RECORDS FOR THE EXERCISE
Begin
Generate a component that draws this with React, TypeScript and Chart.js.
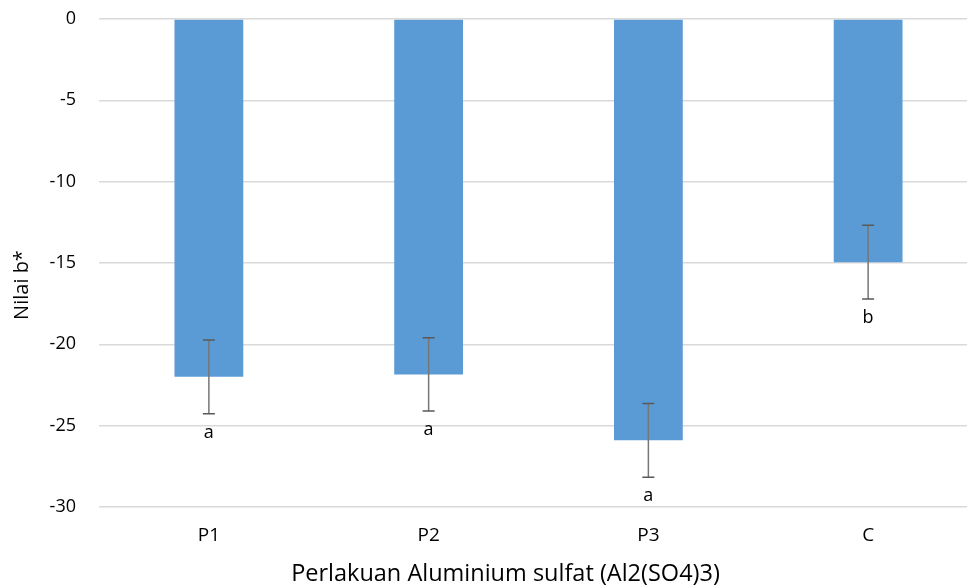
import React, { useEffect, useRef } from "react";
import { Chart, registerables } from "chart.js";

Chart.register(...registerables);

const categories = ["P1", "P2", "P3", "C"];
const values = [-22.0, -21.85, -25.9, -14.95];
const errors = [2.27, 2.25, 2.27, 2.27];
const letters = ["a", "a", "a", "b"];
const yTicks = [0, -5, -10, -15, -20, -25, -30];
const xTitle = "Perlakuan Aluminium sulfat (Al2(SO4)3)";
const yTitle = "Nilai b*";

const FONT = "'Open Sans', Lato, sans-serif";

const errorBarPlugin = {
  id: "errorBars",
  afterDatasetsDraw(chart: any) {
    const { ctx, scales, chartArea } = chart;
    const xs = scales.x;
    const ys = scales.y;
    ctx.save();
    values.forEach((v, i) => {
      const x = xs.getPixelForValue(i);
      const yTop = ys.getPixelForValue(v + errors[i]);
      const yBot = ys.getPixelForValue(v - errors[i]);
      ctx.strokeStyle = "#767676";
      ctx.lineWidth = 1.5;
      ctx.beginPath();
      ctx.moveTo(x, yTop);
      ctx.lineTo(x, yBot);
      ctx.stroke();
      ctx.strokeStyle = "#595959";
      ctx.beginPath();
      ctx.moveTo(x - 6, yTop);
      ctx.lineTo(x + 6, yTop);
      ctx.moveTo(x - 6, yBot);
      ctx.lineTo(x + 6, yBot);
      ctx.stroke();
      ctx.fillStyle = "#000000";
      ctx.font = `18px ${FONT}`;
      ctx.textAlign = "center";
      ctx.textBaseline = "middle";
      ctx.fillText(letters[i], x, yBot + 19);
    });
    // axis titles
    ctx.fillStyle = "#000000";
    ctx.textAlign = "center";
    ctx.textBaseline = "middle";
    ctx.font = `23.5px ${FONT}`;
    ctx.fillText(xTitle, (chartArea.left + chartArea.right) / 2 - 33, chart.height - 12);
    ctx.save();
    ctx.translate(22, (chartArea.top + chartArea.bottom) / 2 + 22);
    ctx.rotate(-Math.PI / 2);
    ctx.font = `20px ${FONT}`;
    ctx.fillText(yTitle, 0, 0);
    ctx.restore();
    ctx.restore();
  },
};

export default function App() {
  const ref = useRef<HTMLCanvasElement | null>(null);
  useEffect(() => {
    if (!ref.current) return;
    const chart = new Chart(ref.current, {
      type: "bar",
      data: {
        labels: categories,
        datasets: [
          {
            data: values,
            backgroundColor: "#5B9BD5",
            borderWidth: 0,
            barPercentage: 1,
            categoryPercentage: 0.313,
          },
        ],
      },
      options: {
        responsive: false,
        animation: false,
        maintainAspectRatio: false,
        layout: { padding: { top: 19, left: 0, right: 0, bottom: 0 } },
        plugins: {
          legend: { display: false },
          tooltip: { enabled: false },
        },
        scales: {
          x: {
            afterFit(scale: any) {
              scale.height = 79;
              scale.paddingLeft = 0;
              scale.paddingRight = 0;
            },
            grid: { display: false, drawTicks: false },
            border: { display: false },
            ticks: {
              color: "#000000",
              font: { family: FONT, size: 19 },
              padding: 17,
            },
          },
          y: {
            min: -30,
            max: 0,
            afterFit(scale: any) {
              scale.width = 99;
              scale.paddingTop = 0;
              scale.paddingBottom = 0;
            },
            afterBuildTicks(scale: any) {
              scale.ticks = yTicks.map((v) => ({ value: v }));
            },
            grid: {
              color: "#d9d9d9",
              lineWidth: 1.5,
              drawTicks: false,
            },
            border: { display: false },
            ticks: {
              color: "#000000",
              font: { family: FONT, size: 18 },
              padding: 23,
            },
          },
        },
      },
      plugins: [errorBarPlugin],
    });
    return () => chart.destroy();
  }, []);
  return (
    <div
      style={{
        position: "fixed",
        left: 0,
        top: 0,
        width: 967,
        height: 586,
        overflow: "hidden",
        background: "#ffffff",
      }}
    >
      <canvas ref={ref} width={978} height={586} style={{ display: "block" }} />
    </div>
  );
}
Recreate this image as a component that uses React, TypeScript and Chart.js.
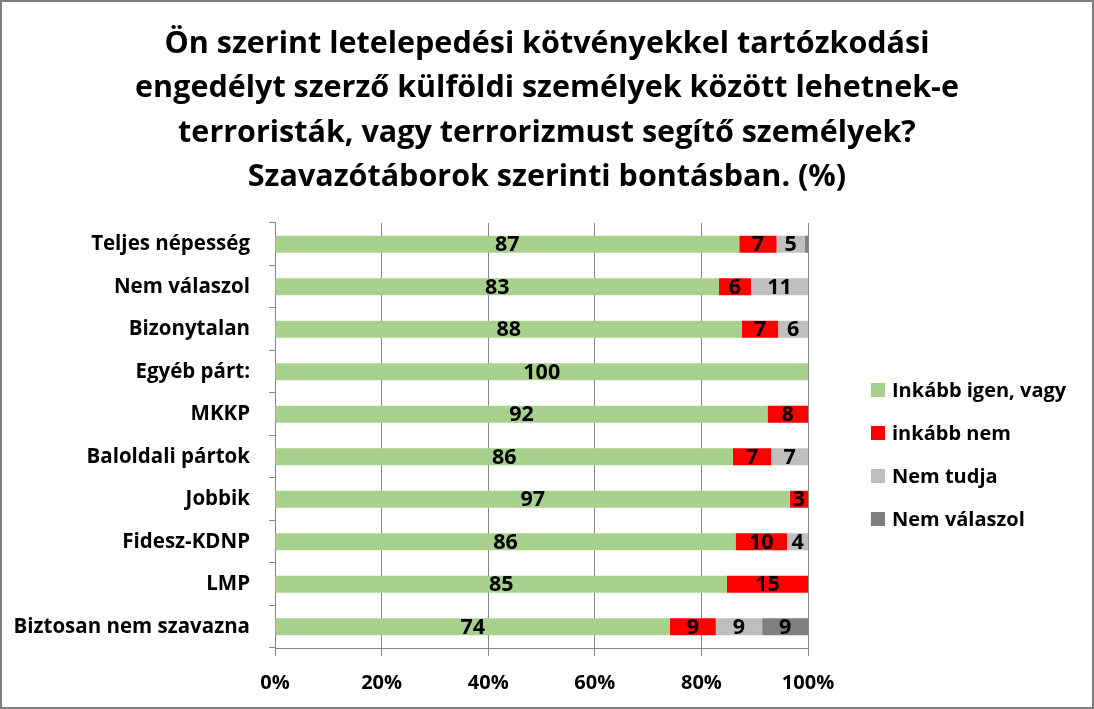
End
TASK REQUIREMENTS
Copy out all of the data word for word. Do not carry over any picture.

EXPECTED OUTPUT
Generate a component that draws this with React, TypeScript and Chart.js.
import React, { useEffect, useRef } from "react";
import { Chart, registerables } from "chart.js";

Chart.register(...registerables);

const categories = ["P1", "P2", "P3", "C"];
const values = [-22.0, -21.85, -25.9, -14.95];
const errors = [2.27, 2.25, 2.27, 2.27];
const letters = ["a", "a", "a", "b"];
const yTicks = [0, -5, -10, -15, -20, -25, -30];
const xTitle = "Perlakuan Aluminium sulfat (Al2(SO4)3)";
const yTitle = "Nilai b*";

const FONT = "'Open Sans', Lato, sans-serif";

const errorBarPlugin = {
  id: "errorBars",
  afterDatasetsDraw(chart: any) {
    const { ctx, scales, chartArea } = chart;
    const xs = scales.x;
    const ys = scales.y;
    ctx.save();
    values.forEach((v, i) => {
      const x = xs.getPixelForValue(i);
      const yTop = ys.getPixelForValue(v + errors[i]);
      const yBot = ys.getPixelForValue(v - errors[i]);
      ctx.strokeStyle = "#767676";
      ctx.lineWidth = 1.5;
      ctx.beginPath();
      ctx.moveTo(x, yTop);
      ctx.lineTo(x, yBot);
      ctx.stroke();
      ctx.strokeStyle = "#595959";
      ctx.beginPath();
      ctx.moveTo(x - 6, yTop);
      ctx.lineTo(x + 6, yTop);
      ctx.moveTo(x - 6, yBot);
      ctx.lineTo(x + 6, yBot);
      ctx.stroke();
      ctx.fillStyle = "#000000";
      ctx.font = `18px ${FONT}`;
      ctx.textAlign = "center";
      ctx.textBaseline = "middle";
      ctx.fillText(letters[i], x, yBot + 19);
    });
    // axis titles
    ctx.fillStyle = "#000000";
    ctx.textAlign = "center";
    ctx.textBaseline = "middle";
    ctx.font = `23.5px ${FONT}`;
    ctx.fillText(xTitle, (chartArea.left + chartArea.right) / 2 - 33, chart.height - 12);
    ctx.save();
    ctx.translate(22, (chartArea.top + chartArea.bottom) / 2 + 22);
    ctx.rotate(-Math.PI / 2);
    ctx.font = `20px ${FONT}`;
    ctx.fillText(yTitle, 0, 0);
    ctx.restore();
    ctx.restore();
  },
};

export default function App() {
  const ref = useRef<HTMLCanvasElement | null>(null);
  useEffect(() => {
    if (!ref.current) return;
    const chart = new Chart(ref.current, {
      type: "bar",
      data: {
        labels: categories,
        datasets: [
          {
            data: values,
            backgroundColor: "#5B9BD5",
            borderWidth: 0,
            barPercentage: 1,
            categoryPercentage: 0.313,
          },
        ],
      },
      options: {
        responsive: false,
        animation: false,
        maintainAspectRatio: false,
        layout: { padding: { top: 19, left: 0, right: 0, bottom: 0 } },
        plugins: {
          legend: { display: false },
          tooltip: { enabled: false },
        },
        scales: {
          x: {
            afterFit(scale: any) {
              scale.height = 79;
              scale.paddingLeft = 0;
              scale.paddingRight = 0;
            },
            grid: { display: false, drawTicks: false },
            border: { display: false },
            ticks: {
              color: "#000000",
              font: { family: FONT, size: 19 },
              padding: 17,
            },
          },
          y: {
            min: -30,
            max: 0,
            afterFit(scale: any) {
              scale.width = 99;
              scale.paddingTop = 0;
              scale.paddingBottom = 0;
            },
            afterBuildTicks(scale: any) {
              scale.ticks = yTicks.map((v) => ({ value: v }));
            },
            grid: {
              color: "#d9d9d9",
              lineWidth: 1.5,
              drawTicks: false,
            },
            border: { display: false },
            ticks: {
              color: "#000000",
              font: { family: FONT, size: 18 },
              padding: 23,
            },
          },
        },
      },
      plugins: [errorBarPlugin],
    });
    return () => chart.destroy();
  }, []);
  return (
    <div
      style={{
        position: "fixed",
        left: 0,
        top: 0,
        width: 967,
        height: 586,
        overflow: "hidden",
        background: "#ffffff",
      }}
    >
      <canvas ref={ref} width={978} height={586} style={{ display: "block" }} />
    </div>
  );
}
Recreate this image as a component that uses React, TypeScript and Chart.js.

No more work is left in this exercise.